Why booze prices are about to skyrocket: Australian-first legislation will set a minimum price for alcohol to help fight drunken violence
- NT is expected to pass a legislation on floor price for alcohol today
- The floor price will be $1.30 per standard drink, meaning prices will increase
- NT residents are the nation’s biggest drinkers, more likely to end up in hospital
- The legislation is expected to reduce-alcohol related harm in the area
Northern Territory drinkers will have to dig deeper into their pockets to buy booze under new legislation setting a minimum price for alcohol.
The legislation, which is expected to pass Wednesday, will set floor price of $1.30 per standard drink from October.
This means bottles of wine in the NT – which have about seven units – could not be sold for below about $9.

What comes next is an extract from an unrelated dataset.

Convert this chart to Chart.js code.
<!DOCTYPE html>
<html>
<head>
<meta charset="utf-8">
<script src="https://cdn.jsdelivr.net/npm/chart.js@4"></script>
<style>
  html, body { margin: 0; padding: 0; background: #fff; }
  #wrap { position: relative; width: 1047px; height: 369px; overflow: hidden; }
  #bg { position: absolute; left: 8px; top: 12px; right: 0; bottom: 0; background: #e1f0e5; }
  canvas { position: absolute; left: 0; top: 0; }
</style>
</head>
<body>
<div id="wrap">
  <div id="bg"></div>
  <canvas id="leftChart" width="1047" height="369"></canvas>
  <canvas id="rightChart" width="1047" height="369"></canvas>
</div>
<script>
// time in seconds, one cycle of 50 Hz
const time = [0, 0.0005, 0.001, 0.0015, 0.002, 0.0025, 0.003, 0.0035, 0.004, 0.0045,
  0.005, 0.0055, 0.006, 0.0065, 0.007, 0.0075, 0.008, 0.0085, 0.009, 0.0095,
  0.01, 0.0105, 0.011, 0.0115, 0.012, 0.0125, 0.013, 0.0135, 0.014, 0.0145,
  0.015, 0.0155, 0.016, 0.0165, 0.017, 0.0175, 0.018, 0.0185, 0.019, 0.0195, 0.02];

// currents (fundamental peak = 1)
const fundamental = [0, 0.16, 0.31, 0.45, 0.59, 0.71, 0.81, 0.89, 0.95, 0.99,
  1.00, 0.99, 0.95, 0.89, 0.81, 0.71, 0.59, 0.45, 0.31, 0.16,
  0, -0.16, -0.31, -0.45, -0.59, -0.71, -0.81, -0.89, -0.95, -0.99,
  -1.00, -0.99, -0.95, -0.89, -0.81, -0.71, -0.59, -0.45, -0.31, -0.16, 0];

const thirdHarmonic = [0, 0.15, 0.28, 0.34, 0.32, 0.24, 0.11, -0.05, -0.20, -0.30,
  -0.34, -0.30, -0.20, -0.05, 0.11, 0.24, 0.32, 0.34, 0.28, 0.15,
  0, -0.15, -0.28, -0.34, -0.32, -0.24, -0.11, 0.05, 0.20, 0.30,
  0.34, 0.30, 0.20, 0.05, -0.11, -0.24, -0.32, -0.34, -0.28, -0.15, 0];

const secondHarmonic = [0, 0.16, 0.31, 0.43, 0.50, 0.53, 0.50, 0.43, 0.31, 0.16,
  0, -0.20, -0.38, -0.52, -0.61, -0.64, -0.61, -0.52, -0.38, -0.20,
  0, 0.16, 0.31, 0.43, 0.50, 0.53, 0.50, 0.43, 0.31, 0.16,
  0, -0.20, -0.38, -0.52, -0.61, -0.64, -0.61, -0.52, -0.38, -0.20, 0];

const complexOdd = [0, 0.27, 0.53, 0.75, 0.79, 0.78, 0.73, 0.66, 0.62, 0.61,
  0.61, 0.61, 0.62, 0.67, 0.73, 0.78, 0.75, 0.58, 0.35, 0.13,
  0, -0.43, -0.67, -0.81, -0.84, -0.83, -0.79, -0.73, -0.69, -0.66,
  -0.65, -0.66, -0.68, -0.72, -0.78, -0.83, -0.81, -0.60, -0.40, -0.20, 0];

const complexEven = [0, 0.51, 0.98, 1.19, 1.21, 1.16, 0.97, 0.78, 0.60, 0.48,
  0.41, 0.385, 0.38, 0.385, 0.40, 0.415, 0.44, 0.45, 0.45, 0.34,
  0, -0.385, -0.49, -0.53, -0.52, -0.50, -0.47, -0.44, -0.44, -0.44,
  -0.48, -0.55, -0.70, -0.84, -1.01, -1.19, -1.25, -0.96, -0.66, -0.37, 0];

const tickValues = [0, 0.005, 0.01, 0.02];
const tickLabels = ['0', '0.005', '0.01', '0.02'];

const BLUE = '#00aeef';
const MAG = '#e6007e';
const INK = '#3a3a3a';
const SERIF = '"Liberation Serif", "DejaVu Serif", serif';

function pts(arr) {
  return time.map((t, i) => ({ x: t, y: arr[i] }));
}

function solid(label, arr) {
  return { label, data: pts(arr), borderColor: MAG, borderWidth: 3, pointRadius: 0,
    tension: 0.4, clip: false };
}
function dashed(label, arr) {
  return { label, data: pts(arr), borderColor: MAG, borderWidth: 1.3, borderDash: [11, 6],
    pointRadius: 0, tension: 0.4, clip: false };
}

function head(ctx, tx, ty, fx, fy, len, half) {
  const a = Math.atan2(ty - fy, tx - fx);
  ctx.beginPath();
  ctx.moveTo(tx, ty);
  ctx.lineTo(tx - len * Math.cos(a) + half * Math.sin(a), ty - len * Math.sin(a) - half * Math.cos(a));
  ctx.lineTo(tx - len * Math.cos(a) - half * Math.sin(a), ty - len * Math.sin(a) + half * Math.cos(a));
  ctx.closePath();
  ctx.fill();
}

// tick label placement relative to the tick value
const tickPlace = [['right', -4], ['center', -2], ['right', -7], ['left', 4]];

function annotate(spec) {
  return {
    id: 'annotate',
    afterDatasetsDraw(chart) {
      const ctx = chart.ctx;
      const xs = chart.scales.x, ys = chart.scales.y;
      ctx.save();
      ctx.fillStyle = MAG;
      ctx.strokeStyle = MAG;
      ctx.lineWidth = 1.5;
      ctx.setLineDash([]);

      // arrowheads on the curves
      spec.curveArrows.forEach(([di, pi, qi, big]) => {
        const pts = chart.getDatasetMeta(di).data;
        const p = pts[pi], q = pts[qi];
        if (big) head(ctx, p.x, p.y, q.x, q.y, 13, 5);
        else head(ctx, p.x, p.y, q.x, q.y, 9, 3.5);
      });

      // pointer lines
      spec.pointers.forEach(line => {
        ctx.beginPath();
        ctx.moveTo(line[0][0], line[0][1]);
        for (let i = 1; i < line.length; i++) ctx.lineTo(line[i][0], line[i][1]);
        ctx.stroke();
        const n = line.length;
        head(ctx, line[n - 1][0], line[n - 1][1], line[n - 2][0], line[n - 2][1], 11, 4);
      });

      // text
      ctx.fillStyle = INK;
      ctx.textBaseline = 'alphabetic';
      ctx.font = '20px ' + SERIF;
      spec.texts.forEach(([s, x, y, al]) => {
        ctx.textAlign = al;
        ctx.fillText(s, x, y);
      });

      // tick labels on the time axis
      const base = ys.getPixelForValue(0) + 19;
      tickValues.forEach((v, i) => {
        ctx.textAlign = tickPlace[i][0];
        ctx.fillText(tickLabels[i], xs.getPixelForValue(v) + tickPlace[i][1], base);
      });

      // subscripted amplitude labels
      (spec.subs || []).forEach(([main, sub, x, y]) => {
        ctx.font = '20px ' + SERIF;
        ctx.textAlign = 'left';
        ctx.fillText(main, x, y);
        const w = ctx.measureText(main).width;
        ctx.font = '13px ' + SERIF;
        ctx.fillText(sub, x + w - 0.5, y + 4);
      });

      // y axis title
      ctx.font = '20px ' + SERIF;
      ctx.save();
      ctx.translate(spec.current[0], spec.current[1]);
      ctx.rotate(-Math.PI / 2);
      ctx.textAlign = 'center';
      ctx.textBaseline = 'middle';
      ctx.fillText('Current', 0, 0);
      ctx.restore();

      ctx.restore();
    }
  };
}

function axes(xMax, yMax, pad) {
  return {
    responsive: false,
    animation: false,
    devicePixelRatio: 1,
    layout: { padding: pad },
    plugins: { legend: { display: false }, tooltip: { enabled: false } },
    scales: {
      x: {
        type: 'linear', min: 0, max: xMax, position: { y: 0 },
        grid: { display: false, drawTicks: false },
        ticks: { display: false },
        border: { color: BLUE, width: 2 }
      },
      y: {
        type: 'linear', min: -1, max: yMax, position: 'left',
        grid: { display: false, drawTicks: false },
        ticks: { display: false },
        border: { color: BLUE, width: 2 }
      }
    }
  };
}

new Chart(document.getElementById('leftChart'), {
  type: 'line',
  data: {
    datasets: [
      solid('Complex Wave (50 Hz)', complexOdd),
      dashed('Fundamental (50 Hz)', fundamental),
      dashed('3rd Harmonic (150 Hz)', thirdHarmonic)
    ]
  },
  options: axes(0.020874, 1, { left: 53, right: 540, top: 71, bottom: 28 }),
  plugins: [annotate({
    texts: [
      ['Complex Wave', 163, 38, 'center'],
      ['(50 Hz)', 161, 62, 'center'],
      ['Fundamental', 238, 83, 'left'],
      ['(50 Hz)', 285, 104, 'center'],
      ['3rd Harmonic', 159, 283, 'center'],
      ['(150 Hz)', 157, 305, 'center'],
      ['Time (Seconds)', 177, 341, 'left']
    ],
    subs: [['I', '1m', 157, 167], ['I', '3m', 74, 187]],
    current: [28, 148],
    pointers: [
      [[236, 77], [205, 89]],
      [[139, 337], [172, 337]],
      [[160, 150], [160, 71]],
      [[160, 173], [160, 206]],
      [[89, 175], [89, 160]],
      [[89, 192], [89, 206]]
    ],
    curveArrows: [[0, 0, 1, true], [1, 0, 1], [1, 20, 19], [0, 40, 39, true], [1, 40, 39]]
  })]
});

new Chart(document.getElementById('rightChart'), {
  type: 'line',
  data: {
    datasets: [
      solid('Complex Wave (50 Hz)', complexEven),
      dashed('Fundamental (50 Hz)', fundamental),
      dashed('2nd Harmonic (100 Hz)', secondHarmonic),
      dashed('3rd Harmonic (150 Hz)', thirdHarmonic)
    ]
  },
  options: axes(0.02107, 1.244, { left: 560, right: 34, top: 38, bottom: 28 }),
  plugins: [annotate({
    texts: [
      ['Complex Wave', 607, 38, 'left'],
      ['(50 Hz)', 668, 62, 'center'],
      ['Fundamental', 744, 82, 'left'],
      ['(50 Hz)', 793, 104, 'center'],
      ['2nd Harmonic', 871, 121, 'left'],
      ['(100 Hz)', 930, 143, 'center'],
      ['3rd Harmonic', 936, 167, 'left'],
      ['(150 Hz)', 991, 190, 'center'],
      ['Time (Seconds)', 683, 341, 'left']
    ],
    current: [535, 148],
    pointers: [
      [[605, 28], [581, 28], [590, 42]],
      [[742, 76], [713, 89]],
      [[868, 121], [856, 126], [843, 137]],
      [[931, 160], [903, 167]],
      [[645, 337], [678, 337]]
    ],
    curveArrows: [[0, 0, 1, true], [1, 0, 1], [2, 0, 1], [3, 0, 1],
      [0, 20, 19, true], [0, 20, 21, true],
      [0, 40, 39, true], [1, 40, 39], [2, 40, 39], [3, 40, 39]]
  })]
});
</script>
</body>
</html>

The extra money from the legislation change will go to the vendors, NT news reported.
Other states could follow suit in a bid to reduce-alcohol related harm.
The legislation means bottles of wine in the NT – which have about seven units – could not be sold for below about $9.

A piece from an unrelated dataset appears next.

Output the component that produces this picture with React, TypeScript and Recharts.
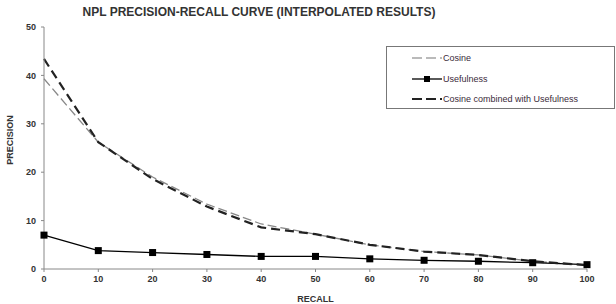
import React from "react";
import { LineChart, Line, XAxis, YAxis } from "recharts";

const recall = [0, 10, 20, 30, 40, 50, 60, 70, 80, 90, 100];
const cosine = [39.3, 26.2, 19.0, 13.4, 9.3, 7.2, 5.0, 3.6, 2.9, 1.6, 0.8];
const usefulness = [7.0, 3.8, 3.4, 3.0, 2.6, 2.6, 2.1, 1.8, 1.6, 1.3, 0.9];
const combined = [43.4, 26.2, 18.6, 12.9, 8.6, 7.2, 5.0, 3.6, 2.9, 1.6, 0.8];
const xTicks = [0, 10, 20, 30, 40, 50, 60, 70, 80, 90, 100];
const yTicks = [0, 10, 20, 30, 40, 50];
const seriesNames = ["Cosine", "Usefulness", "Cosine combined with Usefulness"];

const data = recall.map((r, i) => ({
  recall: r,
  cosine: cosine[i],
  usefulness: usefulness[i],
  combined: combined[i],
}));

const SquareDot = (props: any) => {
  const { cx, cy, index } = props;
  if (cx == null || cy == null) return <g key={index} />;
  return <rect key={index} x={cx - 3.5} y={cy - 3.5} width={7} height={7} fill="#000" />;
};

const LegendBox = () => (
  <div
    style={{
      position: "absolute",
      left: 386,
      top: 46,
      width: 229,
      height: 63,
      border: "1px solid #777",
      background: "#fff",
      fontFamily: "'Liberation Sans', Arial, sans-serif",
      fontSize: 9,
      color: "#3a2a3a",
      boxSizing: "border-box",
      paddingTop: 1,
    }}
  >
    {[0, 1, 2].map((i) => (
      <div key={i} style={{ display: "flex", alignItems: "center", height: 20.5 }}>
        <svg width={55} height={10}>
          {i === 0 && (
            <line x1={25} y1={5} x2={55} y2={5} stroke="#777" strokeWidth={1.2} strokeDasharray="10 4" />
          )}
          {i === 1 && (
            <g>
              <line x1={25} y1={5} x2={55} y2={5} stroke="#000" strokeWidth={1.3} />
              <rect x={37} y={2} width={6} height={6} fill="#000" />
            </g>
          )}
          {i === 2 && (
            <line x1={25} y1={5} x2={55} y2={5} stroke="#222" strokeWidth={2} strokeDasharray="10 4" />
          )}
        </svg>
        <span style={{ marginLeft: 1 }}>{seriesNames[i]}</span>
      </div>
    ))}
  </div>
);

const tickStyle = {
  fontFamily: "'Liberation Sans', Arial, sans-serif",
  fontSize: 9,
  fontWeight: 700,
  fill: "#333",
};

export default function App() {
  return (
    <div style={{ position: "absolute", left: 0, top: 0, width: 616, height: 304, background: "#fff" }}>
      <LineChart
        width={616}
        height={304}
        data={data}
        margin={{ top: 27, right: 29, bottom: 14, left: 14 }}
      >
        <XAxis
          dataKey="recall"
          type="number"
          domain={[0, 100]}
          ticks={xTicks}
          interval={0}
          height={21}
          stroke="#888"
          tick={tickStyle}
          tickSize={3}
          tickMargin={4}
          label={{
            value: "RECALL",
            position: "insideBottom",
            offset: -12,
            style: { ...tickStyle, textAnchor: "middle" },
          }}
        />
        <YAxis
          type="number"
          domain={[0, 50]}
          ticks={yTicks}
          interval={0}
          width={30}
          stroke="#888"
          tick={tickStyle}
          tickSize={3}
          tickMargin={5}
          label={{
            value: "PRECISION",
            angle: -90,
            position: "insideLeft",
            offset: -4,
            dy: -8,
            style: { ...tickStyle, textAnchor: "middle" },
          }}
        />
        <Line
          dataKey="cosine"
          name={seriesNames[0]}
          stroke="#888"
          strokeWidth={1.3}
          strokeDasharray="9 4"
          dot={false}
          isAnimationActive={false}
        />
        <Line
          dataKey="usefulness"
          name={seriesNames[1]}
          stroke="#000"
          strokeWidth={1.3}
          dot={<SquareDot />}
          isAnimationActive={false}
        />
        <Line
          dataKey="combined"
          name={seriesNames[2]}
          stroke="#222"
          strokeWidth={2.2}
          strokeDasharray="9 5"
          dot={false}
          isAnimationActive={false}
        />
      </LineChart>
      <div
        style={{
          position: "absolute",
          left: 0,
          top: 5,
          width: 518,
          textAlign: "center",
          fontFamily: "'Liberation Sans', Arial, sans-serif",
          fontSize: 12,
          fontWeight: 700,
          color: "#333",
          whiteSpace: "nowrap",
        }}
      >
        NPL PRECISION-RECALL CURVE (INTERPOLATED RESULTS)
      </div>
      <LegendBox />
    </div>
  );
}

The NT’s residents are the nation’s biggest drinkers and more likely to end up in hospital from related risky behaviour, according to the Australian Institute of Health and Welfare.
Trevor Riley’s review recommended a floor price of $1.50.
The legislation is expected to reduce-alcohol related injuries, Attorney-General Natasha Flyers said.
She has said there was evidence from Canadian provinces with a floor price that it reduced alcohol-fuelled hospitalisations.
Member for Araluen and former deputy chief minister Robyn Lambley said the plan to put a floor price on alcohol was a waste of time and would create a ‘nanny state’.
She told SBS News that takeaway liquor outlets in Alice Springs had voluntarily agreed for many years not to sell alcohol below a certain price but it had not stopped anyone drinking.
The NT’s residents are the nation’s biggest drinkers and more likely to end up in hospital from related risky behaviour, according to the Australian Institute of Health and Welfare
‘I don’t believe in social control and this is a great example of a government policy that is intended to control all of us and how we drink and I don’t believe for a minute it will succeed,’ she said.
The price hike comes off a new Bloomberg study that revealed Australia as one of the top most three expensive places to buy alcohol, cigarettes and drugs.